No matter what we do, how we prepare our children for that big step to primary or secondary school, it’s likely that they will encounter a few classmates who try to pick holes in their abilities. Whether it’s motivated by jealousy, boredom, a sense of inadequacy or simply vindictiveness, bullying is a common feature of school life. As parents we need to be prepared for it and to know how to help; how to walk with our children through whatever life throws at them.
This was Becca’s experience:
“For me the end of primary school and the beginning of secondary school were something of a challenge – and not just for me, but for my parents too.In primary school I was bullied for, would you believe it, being too “girly”. When girls are below the age of 11 I think it’s safe to say we wouldn’t consider being girly and wearing floaty dresses to be a bad thing! I was my mother’s daughter, and I loved a good old-fashioned flowery dress.

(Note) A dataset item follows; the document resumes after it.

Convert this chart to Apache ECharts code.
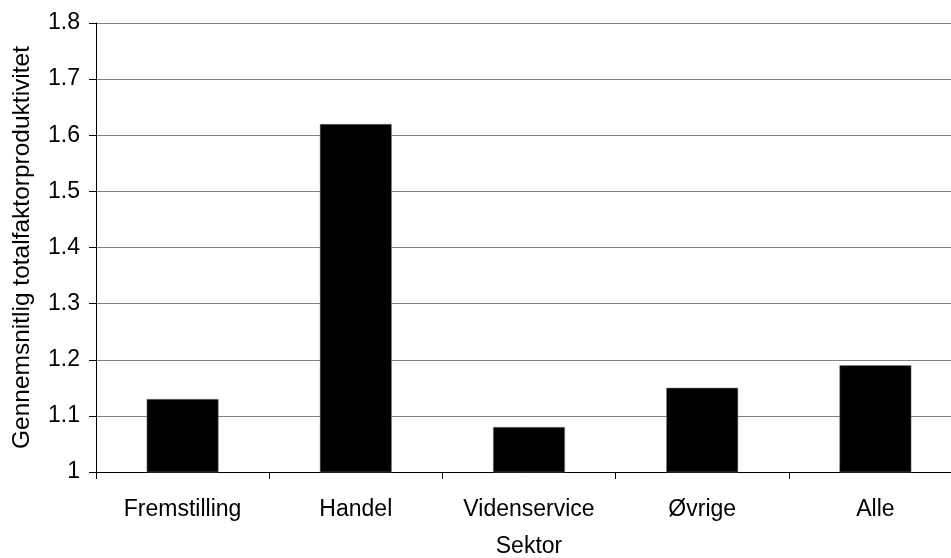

It wasn’t a view shared by my classmates, though – I was taunted at birthday parties, school discos and even mufti-days for wearing a dress.
To be honest it never ceased to hurt my feelings, my ‘thick skin’ wasn’t all that thick and it was a relief for me to come home and feel accepted, feel ‘normal’. When you’re 8 or 9 you do think that the world is coming to an end when someone in your class doesn’t like you or makes a nasty remark and it can take a while to realise that other children don’t have the same values or manners that you do.
The support of my parents was so important to me. My mum cried with me a lot of the times I came home crying about what ‘she’ or ‘he’ had said, but she also taught me that bullies feed off my fear and that I should never be afraid of them. Together my parents gave me a sense of security in my own identity, which helped me to face the situation head on. There’s a baseball quote that says, “Never let the fear of striking out keep you from playing the game,” and that was the attitude my parents encouraged.
Bullying can be debilitating, but it can also be character-building. In my case, and I’d like to think in most cases, it was a little bit of both. I realised that it doesn’t really matter what other people think or say – the important thing is to be yourself. I strove to be different and to make my difference; the very thing I was taunted for became my distinguishing characteristic – the thing that made me unique.
It was a phase, really – and one that many children go through and grow through. Where are my bullies now? Who cares? It took time to get here but I know who I am and what I want in life.”